Recurrent hypoxemia in OSAS increases the release of adhesion molecules and enhances inflammatory factors such as tumor necrotizing factor-alpha (TNF-alpha), interleukin-6 (IL-6), CRP and homocysteine, while reducing the synthesis of the nitric oxide (NO), known as an endothelial vasodilator factor, leading to endothelial dysfunction and development of atherosclerosis [2, 5, 6, 20, 21]. In our study, there were no significant differences between the two groups in terms of biochemical markers such as CRP, homocysteine, fibrinogen, although the difference in BMI was significant. On the other hand, triglyceride levels were significantly higher in patients with OSAS (Table 3). Another significant factor in OSAS apart from atherogenic biochemical-metabolic changes is the recurrent inspiratory effort [7]. Increased negative intrathoracic pressure leads to rise in the vagal tone, and decreases LV pulse volume [7, 13]. A study by Peker et al. [22] demonstrated an increased risk of developing CVD with increased desaturation index in patients with OSAS. From these perspectives, our study supports the opinion that LV dysfunctions due to increased intrathoracic pressure may occur even before nonspecific biochemical changes in OSAS patients.

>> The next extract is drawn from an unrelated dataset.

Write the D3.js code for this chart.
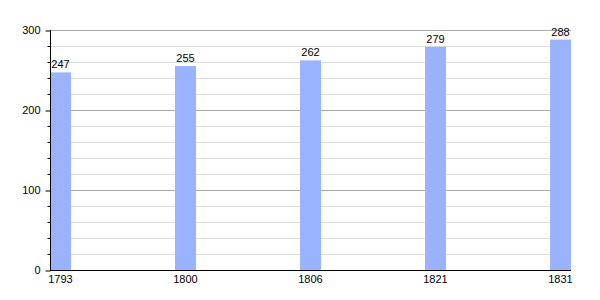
<!DOCTYPE html>
<html>
<head>
<meta charset="utf-8">
<script src="https://cdn.jsdelivr.net/npm/d3@7"></script>
<style>
  body { margin: 0; background: #fff; }
  text { font-family: "Liberation Sans", Arial, sans-serif; font-size: 11px; fill: #000; }
</style>
</head>
<body>
<div id="chart"></div>
<script>
const years = ['1793', '1800', '1806', '1821', '1831'];
const population = [247, 255, 262, 279, 288];
const majorTicks = [0, 100, 200, 300];
const minorTicks = [20, 40, 60, 80, 120, 140, 160, 180, 220, 240, 260, 280];

const width = 600, height = 300;
const plotLeft = 50, plotRight = 571, plotTop = 30, plotBottom = 270;
const barWidth = 21;

const svg = d3.select("#chart")
    .append("svg")
    .attr("width", width)
    .attr("height", height);

const x = d3.scalePoint()
    .domain(years)
    .range([plotLeft, plotRight - barWidth]);

const y = d3.scaleLinear()
    .domain([0, 300])
    .range([plotBottom, plotTop]);

// minor grid
svg.selectAll(".minor")
    .data(minorTicks)
    .enter()
    .append("line")
    .attr("x1", plotLeft)
    .attr("x2", plotRight)
    .attr("y1", d => y(d) + 0.5)
    .attr("y2", d => y(d) + 0.5)
    .style("stroke", "#dddddd");

// major grid
svg.selectAll(".major")
    .data(majorTicks.filter(d => d > 0))
    .enter()
    .append("line")
    .attr("x1", plotLeft)
    .attr("x2", plotRight)
    .attr("y1", d => y(d) + 0.5)
    .attr("y2", d => y(d) + 0.5)
    .style("stroke", "#aaaaaa");

// bars
svg.selectAll(".bar")
    .data(population)
    .enter()
    .append("rect")
    .attr("x", (d, i) => x(years[i]))
    .attr("y", d => y(d))
    .attr("width", barWidth)
    .attr("height", d => plotBottom - y(d))
    .style("fill", "#99b3ff");

// value labels
svg.selectAll(".val")
    .data(population)
    .enter()
    .append("text")
    .attr("x", (d, i) => x(years[i]) + barWidth / 2)
    .attr("y", d => y(d) - 4)
    .attr("text-anchor", "middle")
    .text(d => d);

// y axis
const yAxis = svg.append("g").attr("transform", `translate(${plotLeft + 0.5},0)`);
yAxis.call(d3.axisLeft(y).tickValues(majorTicks).tickSize(5).tickPadding(5).tickFormat(d3.format("d")));
yAxis.selectAll(".tick line").attr("transform", "translate(0,0.5)");
yAxis.select(".domain").attr("d", `M0,${plotTop}V${plotBottom + 0.5}`);
yAxis.selectAll("text").style("font-size", "11px").style("font-family", "Liberation Sans, Arial, sans-serif");
yAxis.selectAll(".minortick")
    .data(minorTicks)
    .enter()
    .append("line")
    .attr("x1", -3)
    .attr("x2", 0)
    .attr("y1", d => y(d) + 0.5)
    .attr("y2", d => y(d) + 0.5)
    .style("stroke", "#000");

// x axis line
svg.append("line")
    .attr("x1", plotLeft)
    .attr("x2", plotRight)
    .attr("y1", plotBottom + 0.5)
    .attr("y2", plotBottom + 0.5)
    .style("stroke", "#000");

// year labels
svg.selectAll(".year")
    .data(years)
    .enter()
    .append("text")
    .attr("x", d => x(d) + barWidth / 2)
    .attr("y", plotBottom + 13)
    .attr("text-anchor", "middle")
    .text(d => d);
</script>
</body>
</html>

Alchanatis et al. [10] determined decreased LV peak ejection rate, decreased LV peak filling rate, and delayed peak filling rate in patients with OSAS. Interestingly, the same study also reported that LV dysfunctions were not proportional with the severity of OSAS. This finding was most probably due to the low number of patients. Our results were consistent with those reported by Hedner et al. [18]. Although LV systolic function was normal in the moderate-severe OSAS patient group, diastolic dysfunction was observed both with conventional and tissue Doppler methods. In addition, IVS thickness and LAD were significantly increased in moderate-severe OSAS group compared to the mild OSAS group. It is expected that LV diastolic dysfunction, LV hypertrophy and increase in the LAD are associated with the effects of hypertension on the left ventricle. Interestingly, however, these changes were observed in patients without hypertension, suggesting that direct effect of OSAS may be involved in development of these changes.

Atrial fibrillation (AF) is known to be associated with OSAS, and the connection between OSAS severity and the frequency of AF has been well established [23]. The reason for increased AF in OSAS could be explained by LV diastolic dysfunction and increased dimensions of left atrium even in the absence of hypertension, as demonstrated in our study. Baranchuk et al. [24] have demonstrated that continuous positive airway pressure treatment reverses atrial electrical remodeling in patients with severe OSAS. These data may imply the importance of early intervention in the treatment of OSAS.

Limitations of the study

The main limitation of our study was the difference of groups with respect to BMI. It would be expected that obesity is more frequent in patients with higher AHI. Therefore, it seems to be difficult to compose the groups from patients with similar BMI with this kind of cross sectional study design. The difference of triglyceride levels were thought to be due to the difference of BMI. Another limitation was the choice of 15 arbitrarily as the cut-off for AHI to separate the groups. The reason for this cut-off value was the idea that mild OSAS would not have deleterious effects on heart independent of hypertension.

Conclusions

In conclusion, LV diastolic dysfunction, LV hypertrophy and left atrial dilatation occur in patients with OSAS even in the absence of hypertension. Left ventricular systolic function, however, is not affected during early period.